To grow your service, you must build trust and attract delegators. Develop clear, transparent communication about your fee structure, uptime history, and security practices. Publishing a public slashing insurance policy or a transparent incident report framework can significantly enhance credibility. Engage with the community on forums like the Ethereum Research Discord or relevant protocol governance channels. Consider offering educational content to help your users understand the risks and rewards of staking, which fosters long-term relationships.

The regulatory landscape for staking-as-a-service is still evolving. You must commit to ongoing compliance. This means staying informed about guidance from bodies like the SEC, FCA, or your chosen jurisdiction's financial authority. Regularly review and update your Terms of Service and Privacy Policy. Consult with legal counsel annually to ensure your operation aligns with new interpretations of securities, money transmission, or tax laws. Proactive compliance is far less costly than reacting to enforcement actions.

Technologically, the field does not stand still. Explore integrating with restaking protocols like EigenLayer to generate additional yield for your staked assets, or consider offering liquid staking token (LST) solutions to provide liquidity to your delegators. Investigate the use of Distributed Validator Technology (DVT), such as Obol or SSV Network, to decentralize your node operation and significantly improve fault tolerance. These innovations can become key differentiators for your service.
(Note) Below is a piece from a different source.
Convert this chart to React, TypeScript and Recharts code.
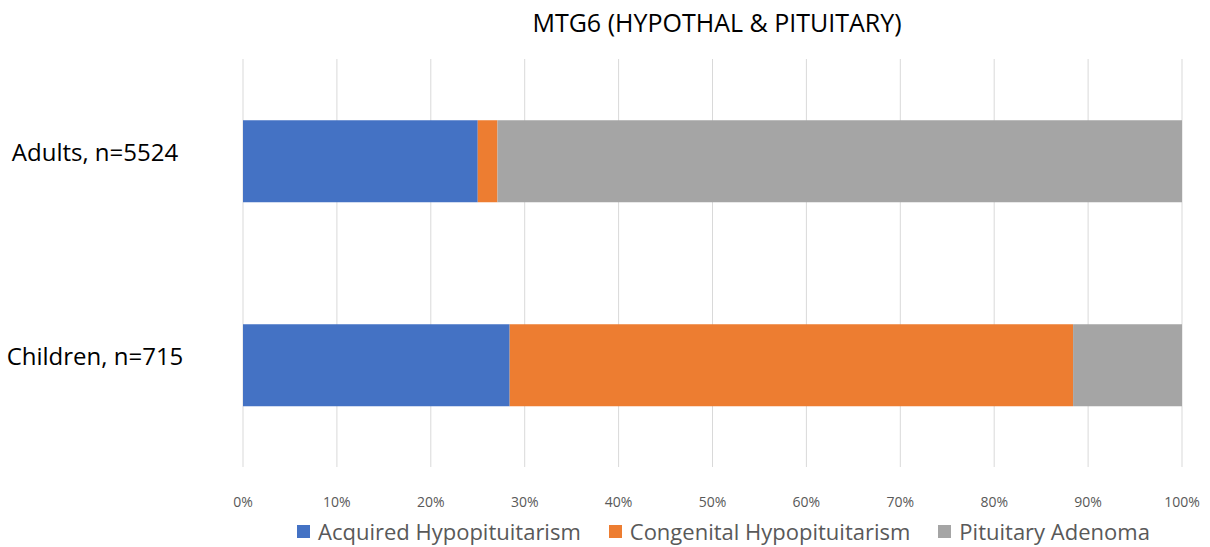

Your next concrete steps should be: 1) Finalize and test your deployment scripts on a long-running testnet like Goerli or Holesky. 2) Draft all customer-facing documentation and legal disclaimers. 3) Perform a final security audit of your infrastructure, focusing on firewall rules, access controls, and withdrawal address security. 4) Start with a small, controlled mainnet launch with a limited set of known users to validate your processes under real economic conditions before a full public launch.